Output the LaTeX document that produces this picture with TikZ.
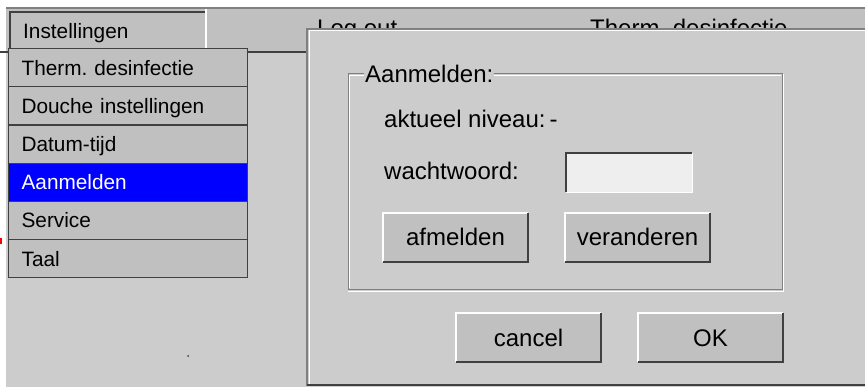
\documentclass[tikz,border=0pt]{standalone}
\usepackage{fontspec}
\setmainfont{Liberation Sans}
\usepackage{xcolor}
\usetikzlibrary{positioning}
\frenchspacing

\definecolor{winbg}{HTML}{CCCCCC}
\definecolor{btngrey}{HTML}{C0C0C0}
\definecolor{darkedge}{HTML}{404040}
\definecolor{midedge}{HTML}{808080}
\definecolor{selblue}{HTML}{0000FF}
\definecolor{fieldgrey}{HTML}{EEEEEE}

\tikzset{
    menuitem/.style={draw=darkedge, line width=1.2pt, fill=btngrey, anchor=north west,
        minimum width=239pt, minimum height=38.2pt, inner xsep=13pt, inner ysep=0pt,
        text width=213pt, align=left, text height=15pt, text depth=0pt,
        font=\fontsize{20.8}{22}\selectfont},
    button/.style={fill=btngrey, minimum width=145pt, minimum height=49pt, inner sep=0pt,
        text height=17pt, text depth=0pt, font=\fontsize{24}{26}\selectfont},
    dlgtext/.style={anchor=base west, inner sep=0pt, font=\fontsize{24}{26}\selectfont}
}

\newcommand{\raisededge}[1]{%
    \draw[white, line width=1.5pt] (#1.south west) |- (#1.north east);
    \draw[darkedge, line width=2pt] (#1.south west) -| (#1.north east);}

\begin{document}
\begin{tikzpicture}[x=1pt, y=-1pt]
        \useasboundingbox (0, 0) rectangle (865, 387);
        \fill[white] (0, 0) rectangle (865, 387);
        \fill[winbg] (6, 8) rectangle (865, 387);

        % tab bar
        \fill[btngrey] (6, 9) rectangle (865, 52);
        \draw[midedge, line width=1.5pt] (6, 8) -- (865, 8);
        \draw[darkedge, line width=1.5pt] (0, 52) -- (865, 52);
        \node[anchor=west, inner sep=0pt, font=\fontsize{20.8}{22}\selectfont] (tabsettings) at (23, 33) {Instellingen};
        \draw[darkedge, line width=1.5pt] (10, 48) -- (10, 12) -- (206, 12);
        \draw[white, line width=1.5pt] (206, 9) -- (206, 48);
        \node[dlgtext] (tablogout) at (317, 37) {Log out};
        \node[dlgtext] (tabdisinf) at (590, 37) {Therm. desinfectie};

        % menu
        \node[menuitem] (itemdisinf) at (8, 48) {Therm. desinfectie};
        \node[menuitem] (itemshower) at (8, 86.2) {Douche instellingen};
        \node[menuitem] (itemdate) at (8, 124.4) {Datum-tijd};
        \node[menuitem, fill=selblue, text=white] (itemlogin) at (8, 162.6) {Aanmelden};
        \node[menuitem] (itemservice) at (8, 200.8) {Service};
        \node[menuitem] (itemlang) at (8, 239) {Taal};

        \fill[red] (0, 238) rectangle (2, 244);
        \fill[darkedge] (188, 356) circle (1pt);

        % dialog
        \filldraw[fill=winbg, draw=midedge, line width=1.5pt] (307, 29) rectangle (870, 385);
        \draw[white, line width=1pt] (309, 384) -- (309, 31) -- (865, 31);
        \draw[darkedge, line width=1.5pt] (307, 385) -- (865, 385);

        \draw[midedge, line width=1pt] (348, 74) rectangle (782, 290);
        \draw[white, line width=1pt] (349.5, 288.5) -- (349.5, 75.5) -- (780.5, 75.5);
        \draw[white, line width=1pt] (348, 291.5) -- (783.5, 291.5) -- (783.5, 74);
        \node[dlgtext, fill=winbg, inner xsep=1pt] (grouptitle) at (364, 83) {Aanmelden:};

        \node[dlgtext] (levellabel) at (384, 128) {aktueel niveau:\,-};
        \node[dlgtext] (pwlabel) at (384, 180) {wachtwoord:};
        \node[fill=fieldgrey, minimum width=126pt, minimum height=39pt, inner sep=0pt, anchor=north west] (pwfield) at (566, 153) {};
        \draw[white, line width=1.5pt] (pwfield.south west) -| (pwfield.north east);
        \draw[darkedge, line width=2pt] (pwfield.south west) |- (pwfield.north east);

        \node[button] (btnlogoff) at (455.5, 237.5) {afmelden};
        \raisededge{btnlogoff}
        \node[button] (btnchange) at (637.5, 237.5) {veranderen};
        \raisededge{btnchange}
        \node[button] (btncancel) at (528.5, 337.5) {cancel};
        \raisededge{btncancel}
        \node[button] (btnok) at (710.5, 337.5) {OK};
        \raisededge{btnok}
    \end{tikzpicture}
\end{document}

- - - - - - -

- Exercise task
Output the material word for word, omitting its pictures.

- Answer to the task
Output the LaTeX document that produces this picture with TikZ.
\documentclass[tikz,border=0pt]{standalone}
\usepackage{fontspec}
\setmainfont{Liberation Sans}
\usepackage{xcolor}
\usetikzlibrary{positioning}
\frenchspacing

\definecolor{winbg}{HTML}{CCCCCC}
\definecolor{btngrey}{HTML}{C0C0C0}
\definecolor{darkedge}{HTML}{404040}
\definecolor{midedge}{HTML}{808080}
\definecolor{selblue}{HTML}{0000FF}
\definecolor{fieldgrey}{HTML}{EEEEEE}

\tikzset{
    menuitem/.style={draw=darkedge, line width=1.2pt, fill=btngrey, anchor=north west,
        minimum width=239pt, minimum height=38.2pt, inner xsep=13pt, inner ysep=0pt,
        text width=213pt, align=left, text height=15pt, text depth=0pt,
        font=\fontsize{20.8}{22}\selectfont},
    button/.style={fill=btngrey, minimum width=145pt, minimum height=49pt, inner sep=0pt,
        text height=17pt, text depth=0pt, font=\fontsize{24}{26}\selectfont},
    dlgtext/.style={anchor=base west, inner sep=0pt, font=\fontsize{24}{26}\selectfont}
}

\newcommand{\raisededge}[1]{%
    \draw[white, line width=1.5pt] (#1.south west) |- (#1.north east);
    \draw[darkedge, line width=2pt] (#1.south west) -| (#1.north east);}

\begin{document}
\begin{tikzpicture}[x=1pt, y=-1pt]
        \useasboundingbox (0, 0) rectangle (865, 387);
        \fill[white] (0, 0) rectangle (865, 387);
        \fill[winbg] (6, 8) rectangle (865, 387);

        % tab bar
        \fill[btngrey] (6, 9) rectangle (865, 52);
        \draw[midedge, line width=1.5pt] (6, 8) -- (865, 8);
        \draw[darkedge, line width=1.5pt] (0, 52) -- (865, 52);
        \node[anchor=west, inner sep=0pt, font=\fontsize{20.8}{22}\selectfont] (tabsettings) at (23, 33) {Instellingen};
        \draw[darkedge, line width=1.5pt] (10, 48) -- (10, 12) -- (206, 12);
        \draw[white, line width=1.5pt] (206, 9) -- (206, 48);
        \node[dlgtext] (tablogout) at (317, 37) {Log out};
        \node[dlgtext] (tabdisinf) at (590, 37) {Therm. desinfectie};

        % menu
        \node[menuitem] (itemdisinf) at (8, 48) {Therm. desinfectie};
        \node[menuitem] (itemshower) at (8, 86.2) {Douche instellingen};
        \node[menuitem] (itemdate) at (8, 124.4) {Datum-tijd};
        \node[menuitem, fill=selblue, text=white] (itemlogin) at (8, 162.6) {Aanmelden};
        \node[menuitem] (itemservice) at (8, 200.8) {Service};
        \node[menuitem] (itemlang) at (8, 239) {Taal};

        \fill[red] (0, 238) rectangle (2, 244);
        \fill[darkedge] (188, 356) circle (1pt);

        % dialog
        \filldraw[fill=winbg, draw=midedge, line width=1.5pt] (307, 29) rectangle (870, 385);
        \draw[white, line width=1pt] (309, 384) -- (309, 31) -- (865, 31);
        \draw[darkedge, line width=1.5pt] (307, 385) -- (865, 385);

        \draw[midedge, line width=1pt] (348, 74) rectangle (782, 290);
        \draw[white, line width=1pt] (349.5, 288.5) -- (349.5, 75.5) -- (780.5, 75.5);
        \draw[white, line width=1pt] (348, 291.5) -- (783.5, 291.5) -- (783.5, 74);
        \node[dlgtext, fill=winbg, inner xsep=1pt] (grouptitle) at (364, 83) {Aanmelden:};

        \node[dlgtext] (levellabel) at (384, 128) {aktueel niveau:\,-};
        \node[dlgtext] (pwlabel) at (384, 180) {wachtwoord:};
        \node[fill=fieldgrey, minimum width=126pt, minimum height=39pt, inner sep=0pt, anchor=north west] (pwfield) at (566, 153) {};
        \draw[white, line width=1.5pt] (pwfield.south west) -| (pwfield.north east);
        \draw[darkedge, line width=2pt] (pwfield.south west) |- (pwfield.north east);

        \node[button] (btnlogoff) at (455.5, 237.5) {afmelden};
        \raisededge{btnlogoff}
        \node[button] (btnchange) at (637.5, 237.5) {veranderen};
        \raisededge{btnchange}
        \node[button] (btncancel) at (528.5, 337.5) {cancel};
        \raisededge{btncancel}
        \node[button] (btnok) at (710.5, 337.5) {OK};
        \raisededge{btnok}
    \end{tikzpicture}
\end{document}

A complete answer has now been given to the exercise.